Поскольку от езды верхом Генрих быстро утомлялся, он приказал построить для себя застекленную повозку, достаточно просторную, чтобы она вмещала пять-шесть его близких, шутов, собак и стол. Это огромное сооружение двигалось очень медленно, и король наслаждался дорожной скукой. Иногда на Генриха накатывают приступы мистицизма. Человек верующий до предрассудков, он страдает от того, что не живет как положено истинному христианину, и восстает против собственных слабостей. Его охватывает ностальгия по чистоте и стремление к самоуничижению.
Вернувшись после прогулки, король снова берется за работу: его ждет совет, затем он отдает распоряжения, подписывает бумаги, разговаривает с дипломатами. Он ужинает с королевой в покоях своей матери, а затем двери распахиваются, и начинаются увеселения.
Итальянская труппа «Желози», временно обосновавшаяся в Париже, показывала один акт комедии дель арте; Ронсар и Дора читали свои последние произведения, затем наступала очередь скрипок. Генрих шутит с придворными красавицами, хвалит какой-нибудь сонет, задает ученым мужам трудные вопросы. Порой, если приходит срочная депеша, он покидает залу и удаляется работать вместе с неутомимым Вильероем.

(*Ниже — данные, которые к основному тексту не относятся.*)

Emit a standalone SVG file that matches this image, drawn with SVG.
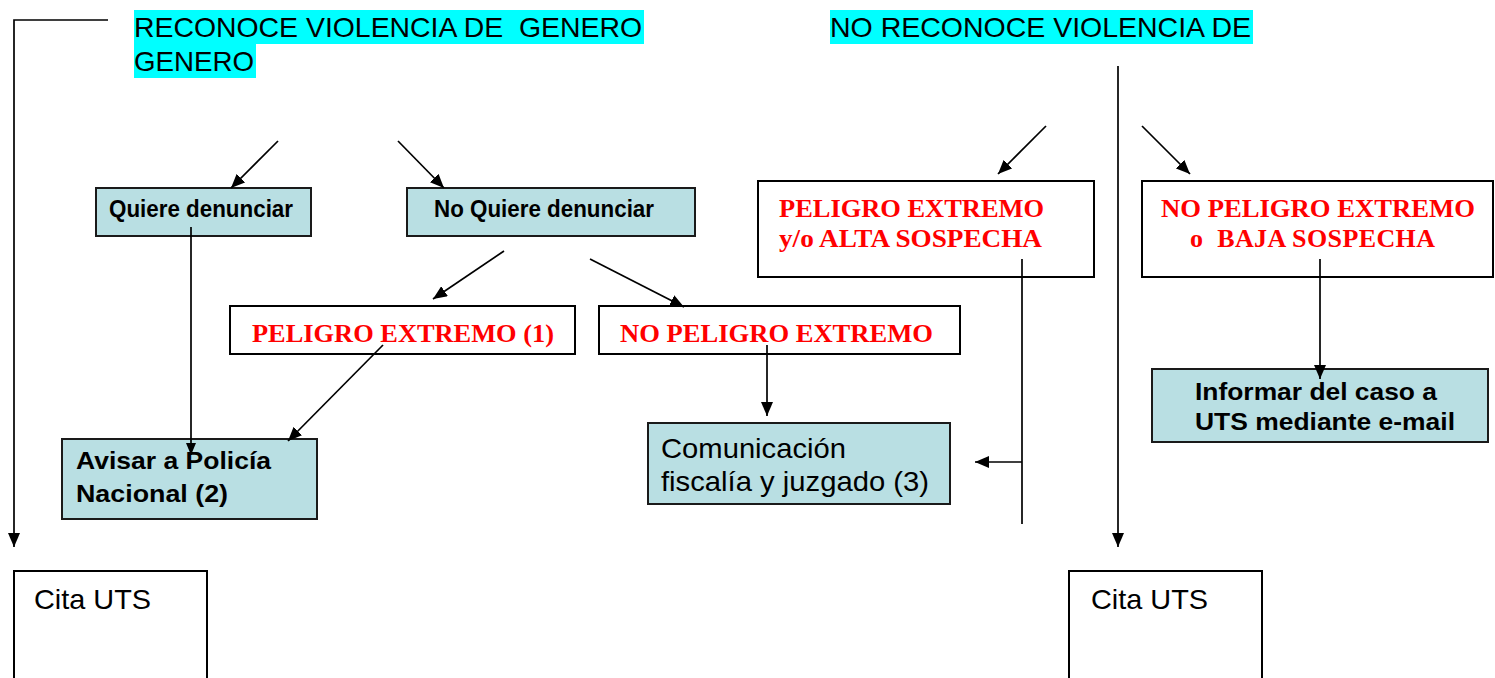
<svg xmlns="http://www.w3.org/2000/svg" width="1495" height="678" viewBox="0 0 1495 678">
<style>
.hl{fill:#00ffff}
.hd{font-family:"Liberation Sans",Arial,sans-serif;font-size:28px;fill:#000;white-space:pre}
.tb{fill:#b9dfe3;stroke:#1a1a1a;stroke-width:2}
.wb{fill:#fff;stroke:#000;stroke-width:2}
.bt{font-family:"Liberation Sans",Arial,sans-serif;font-weight:bold;font-size:24px;fill:#000}
.rt{font-family:"Liberation Serif","Times New Roman",serif;font-weight:bold;font-size:26px;fill:#ff0000;white-space:pre}
.nt{font-family:"Liberation Sans",Arial,sans-serif;font-size:28px;fill:#000}
.c{fill:none;stroke:#000;stroke-width:1.7}
</style>
<defs>
<marker id="ah" markerUnits="userSpaceOnUse" markerWidth="14" markerHeight="12" refX="14" refY="6" orient="auto">
<path d="M0,0 L14,6 L0,12 z" fill="#000"/>
</marker>
<marker id="as" markerUnits="userSpaceOnUse" markerWidth="12" markerHeight="10" refX="12" refY="5" orient="auto">
<path d="M0,0 L12,5 L0,10 z" fill="#000"/>
</marker>
</defs>
<g id="header-reconoce">
<rect class="hl" x="134" y="10" width="510" height="34"/>
<rect class="hl" x="134" y="44" width="122" height="34"/>
<text class="hd" x="134" y="37" textLength="508" lengthAdjust="spacingAndGlyphs">RECONOCE VIOLENCIA DE  GENERO</text>
<text class="hd" x="134" y="71" textLength="120" lengthAdjust="spacingAndGlyphs">GENERO</text>
</g>
<g id="header-no-reconoce">
<rect class="hl" x="830" y="10" width="423" height="34"/>
<text class="hd" x="830" y="37" textLength="421" lengthAdjust="spacingAndGlyphs">NO RECONOCE VIOLENCIA DE</text>
</g>
<g id="quiere">
<rect class="tb" x="96" y="188" width="215" height="48"/>
<text class="bt" x="109" y="217" textLength="184" lengthAdjust="spacingAndGlyphs">Quiere denunciar</text>
</g>
<g id="no-quiere">
<rect class="tb" x="407" y="188" width="288" height="48"/>
<text class="bt" x="434" y="217" textLength="220" lengthAdjust="spacingAndGlyphs">No Quiere denunciar</text>
</g>
<g id="peligro1">
<rect class="wb" x="230" y="306" width="345" height="48"/>
<text class="rt" x="252" y="342" textLength="302" lengthAdjust="spacingAndGlyphs">PELIGRO EXTREMO (1)</text>
</g>
<g id="no-peligro">
<rect class="wb" x="599" y="306" width="361" height="48"/>
<text class="rt" x="620" y="342" textLength="313" lengthAdjust="spacingAndGlyphs">NO PELIGRO EXTREMO</text>
</g>
<g id="peligro-alta">
<rect class="wb" x="758" y="181" width="336" height="96"/>
<text class="rt" x="779" y="217" textLength="265" lengthAdjust="spacingAndGlyphs">PELIGRO EXTREMO</text>
<text class="rt" x="779" y="247" textLength="263" lengthAdjust="spacingAndGlyphs">y/o ALTA SOSPECHA</text>
</g>
<g id="no-peligro-baja">
<rect class="wb" x="1142" y="181" width="351" height="96"/>
<text class="rt" x="1161" y="217" textLength="314" lengthAdjust="spacingAndGlyphs">NO PELIGRO EXTREMO</text>
<text class="rt" x="1190" y="247" textLength="245">o  BAJA SOSPECHA</text>
</g>
<g id="avisar">
<rect class="tb" x="62" y="439" width="255" height="80"/>
<text class="bt" x="76" y="469" textLength="195" lengthAdjust="spacingAndGlyphs">Avisar a Policía</text>
<text class="bt" x="76" y="502" textLength="152" lengthAdjust="spacingAndGlyphs">Nacional (2)</text>
</g>
<g id="comunicacion">
<rect class="tb" x="648" y="423" width="302" height="81"/>
<text class="nt" x="661" y="458" textLength="185" lengthAdjust="spacingAndGlyphs">Comunicación</text>
<text class="nt" x="661" y="491" textLength="268" lengthAdjust="spacingAndGlyphs">fiscalía y juzgado (3)</text>
</g>
<g id="informar">
<rect class="tb" x="1152" y="369" width="336" height="73"/>
<text class="bt" x="1195" y="400" textLength="242" lengthAdjust="spacingAndGlyphs">Informar del caso a</text>
<text class="bt" x="1195" y="430" textLength="260" lengthAdjust="spacingAndGlyphs">UTS mediante e-mail</text>
</g>
<g id="cita-uts-1">
<rect class="wb" x="14" y="571" width="193" height="120"/>
<text class="nt" x="34" y="609" textLength="117" lengthAdjust="spacingAndGlyphs">Cita UTS</text>
</g>
<g id="cita-uts-2">
<rect class="wb" x="1069" y="571" width="193" height="120"/>
<text class="nt" x="1091" y="609" textLength="117" lengthAdjust="spacingAndGlyphs">Cita UTS</text>
</g>
<g id="connectors">
<polyline class="c" points="108,20 14,20 14,547" marker-end="url(#ah)"/>
<line class="c" x1="278" y1="141" x2="231" y2="188" marker-end="url(#ah)"/>
<line class="c" x1="398" y1="141" x2="444" y2="188" marker-end="url(#ah)"/>
<line class="c" x1="504" y1="251" x2="433" y2="299" marker-end="url(#ah)"/>
<line class="c" x1="590" y1="259" x2="684" y2="307" marker-end="url(#ah)"/>
<line class="c" x1="1046" y1="126" x2="998" y2="174" marker-end="url(#ah)"/>
<line class="c" x1="1142" y1="126" x2="1190" y2="174" marker-end="url(#ah)"/>
<line class="c" x1="1118" y1="66" x2="1118" y2="547" marker-end="url(#ah)"/>
<line class="c" x1="191" y1="227" x2="191" y2="455" marker-end="url(#as)"/>
<line class="c" x1="383" y1="345" x2="288" y2="441" marker-end="url(#ah)"/>
<line class="c" x1="767" y1="345" x2="767" y2="416" marker-end="url(#ah)"/>
<line class="c" x1="1022" y1="259" x2="1022" y2="524"/>
<line class="c" x1="1022" y1="462" x2="975" y2="462" marker-end="url(#ah)"/>
<line class="c" x1="1320" y1="259" x2="1320" y2="379" marker-end="url(#ah)"/>
</g>
</svg>
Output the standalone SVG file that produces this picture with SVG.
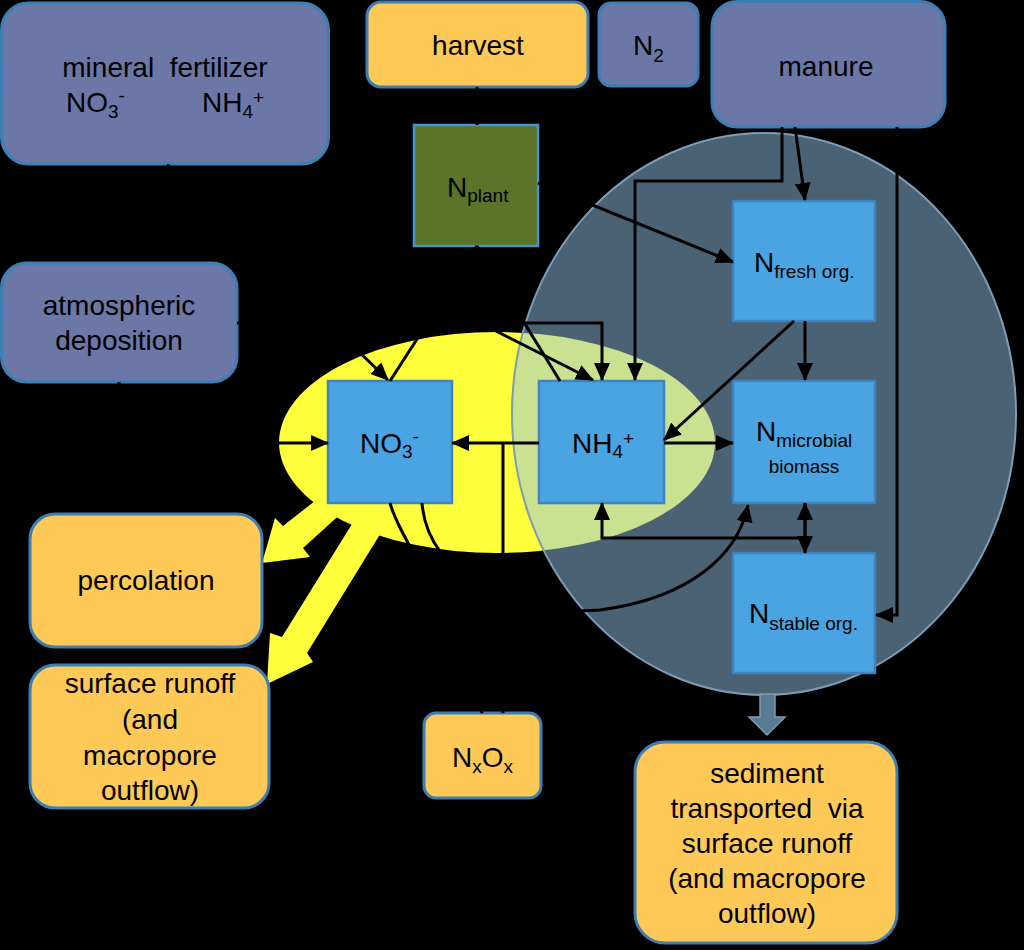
<svg xmlns="http://www.w3.org/2000/svg" width="1024" height="950" viewBox="0 0 1024 950">
<style>
text{font-family:"Liberation Sans",Arial,sans-serif;font-size:28px;fill:#000}
.sub{font-size:19px}
.slate{fill:#6b77a6;stroke:#3b7fb5;stroke-width:3}
.orange{fill:#ffc957;stroke:#3b7fb5;stroke-width:3}
.box{fill:#49a4e1;stroke:#3f84bf;stroke-width:2.5}
.plant{fill:#5b7429;stroke:#4a93cf;stroke-width:2.5}
.ln{fill:none;stroke:#000;stroke-width:3}
.arr{marker-end:url(#ah)}
.mid{text-anchor:middle}
</style>
<defs>
<marker id="ah" viewBox="0 0 18 16" refX="17" refY="8" markerWidth="18" markerHeight="16" markerUnits="userSpaceOnUse" orient="auto-start-reverse"><path d="M0,0 L18,8 L0,16 z" fill="#000"/></marker>
</defs>
<rect width="1024" height="950" fill="#000"/>
<g id="regions">
<polygon id="flow-percolation" points="320,497 345,510 303,548 310,557 262,563 275,518 283,526" fill="#ffff3c"/>
<polygon id="flow-runoff" points="370,495 395,510 307,653 313,662 267,684 270,633 282,637" fill="#ffff3c"/>
<ellipse id="mineral-pool" cx="497" cy="442.5" rx="218" ry="110.5" fill="#ffff3c"/>
<ellipse id="organic-pool" cx="764" cy="414" rx="252" ry="281" fill="rgb(148,195,230)" fill-opacity="0.5" stroke="#7d9cb6" stroke-width="2"/>
<polygon id="flow-sediment" points="760,694 775,694 775,717 785,717 767,735 749,717 760,717" fill="#587a92" stroke="#7d9cb6" stroke-width="1.5"/>
</g>
<g id="fertilizer"><rect class="slate" x="1.5" y="3" width="327" height="161" rx="27"/>
<text x="165" y="77" class="mid" xml:space="preserve">mineral  fertilizer</text>
<text x="66" y="112">NO<tspan class="sub" dy="6">3</tspan><tspan class="sub" dy="-16">-</tspan></text>
<text x="202" y="112">NH<tspan class="sub" dy="6">4</tspan><tspan class="sub" dy="-14">+</tspan></text></g>
<g id="harvest"><rect class="orange" x="367" y="2" width="221" height="85" rx="14"/><text x="478" y="55" class="mid">harvest</text></g>
<g id="n2"><rect class="slate" x="599" y="3" width="99" height="83" rx="12"/><text x="633" y="55">N<tspan class="sub" dy="7">2</tspan></text></g>
<g id="manure"><rect class="slate" x="712" y="1.5" width="233" height="125.5" rx="25"/><text x="826" y="76" class="mid">manure</text></g>
<g id="nplant"><rect class="plant" x="414" y="125" width="124" height="121"/><text x="447" y="197">N<tspan class="sub" dy="5">plant</tspan></text></g>
<g id="deposition"><rect class="slate" x="1.5" y="263" width="235.5" height="119" rx="25"/><text x="119" y="315" class="mid">atmospheric</text><text x="119" y="350" class="mid">deposition</text></g>
<g id="no3"><rect class="box" x="328" y="381" width="124" height="122"/><text x="360" y="453">NO<tspan class="sub" dy="5">3</tspan><tspan class="sub" dy="-15">-</tspan></text></g>
<g id="nh4"><rect class="box" x="539" y="381" width="125" height="122"/><text x="572" y="453">NH<tspan class="sub" dy="5">4</tspan><tspan class="sub" dy="-13">+</tspan></text></g>
<g id="nfresh"><rect class="box" x="733" y="201" width="142" height="120"/><text x="754" y="272">N<tspan class="sub" dy="6">fresh org.</tspan></text></g>
<g id="nmicrobial"><rect class="box" x="733" y="381" width="142" height="122"/><text x="756" y="441">N<tspan class="sub" dy="6">microbial</tspan></text><text x="804" y="473" class="mid sub">biomass</text></g>
<g id="nstable"><rect class="box" x="733" y="553" width="142" height="120"/><text x="749" y="623">N<tspan class="sub" dy="7">stable org.</tspan></text></g>
<g id="percolation"><rect class="orange" x="30" y="514" width="232" height="133" rx="25"/><text x="146" y="590" class="mid">percolation</text></g>
<g id="runoff"><rect class="orange" x="30" y="665" width="239" height="143" rx="25"/>
<text x="150" y="693" class="mid">surface runoff</text><text x="150" y="729" class="mid">(and</text><text x="150" y="765" class="mid">macropore</text><text x="150" y="800" class="mid">outflow)</text></g>
<g id="nxox"><rect class="orange" x="424" y="713" width="117" height="85" rx="12"/><text x="452" y="767">N<tspan class="sub" dy="6">x</tspan><tspan dy="-6">O</tspan><tspan class="sub" dy="6">x</tspan></text></g>
<g id="sediment"><rect class="orange" x="635" y="742" width="262" height="201" rx="30"/>
<text x="767" y="783" class="mid">sediment</text><text x="767" y="818" class="mid" xml:space="preserve">transported  via</text><text x="767" y="853" class="mid">surface runoff</text><text x="767" y="888" class="mid">(and macropore</text><text x="767" y="923" class="mid">outflow)</text></g>
<g id="connectors">
<path class="ln arr" d="M167,165 L388,380"/>
<path class="ln arr" d="M167,165 L593,380"/>
<path class="ln arr" d="M237,323 L602,323 L602,380"/>
<path class="ln arr" d="M119,382 L119,443 L328,443"/>
<path class="ln arr" d="M390,381 L477,246"/>
<path class="ln arr" d="M560,381 L477,246"/>
<path class="ln arr" d="M477,125 L477,87"/>
<path class="ln arr" d="M538,183 L733,262"/>
<path class="ln arr" d="M782,127 L782,181 L635,181 L635,380"/>
<path class="ln arr" d="M795,127 L805,200"/>
<path class="ln arr" d="M897,127 L897,615 L876,615"/>
<path class="ln arr" d="M805,321 L805,380"/>
<path class="ln arr" d="M794,321 L664,440"/>
<path class="ln arr" d="M664,443 L733,443"/>
<path class="ln arr" d="M539,443 L452,443"/>
<path class="ln arr" d="M503,443 L503,713"/>
<path class="ln arr" d="M390,503 C400,540 460,620 482,713"/>
<path class="ln arr" d="M422,503 C428,580 520,616 600,610 C690,598 738,555 748,505"/>
<path class="ln arr" d="M805,538 L805,503" />
<path class="ln arr" d="M805,503 L805,553"/>
<path class="ln arr" d="M805,538 L602,538 L602,503"/>
</g>
</svg>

Далеко за полночь его величество в сопровождении только своих дворян возвращается в королевскую спальню. В течение всего дня в эту комнату мог зайти любой человек, но он обязан был сделать перед кроватью глубокий реверанс. Ловкий цирюльник покрывает королевское лицо кремом из лепестков розы и накладывает полотняную маску; холеные руки растирают миндальным желе, а потом одевают на них огромные непромокаемые перчатки. Первый камердинер направляется к двери, а Генрих III, растертый настоями из кориандра и корицы, меланхолично ожидает на своем ложе, пока к нему придет сон, мечтая о том времени, когда люди станут превозносить своих королей за их преклонение перед красотой. Иногда, перед тем как заснуть, он читает главу из «Государя» Макиавелли.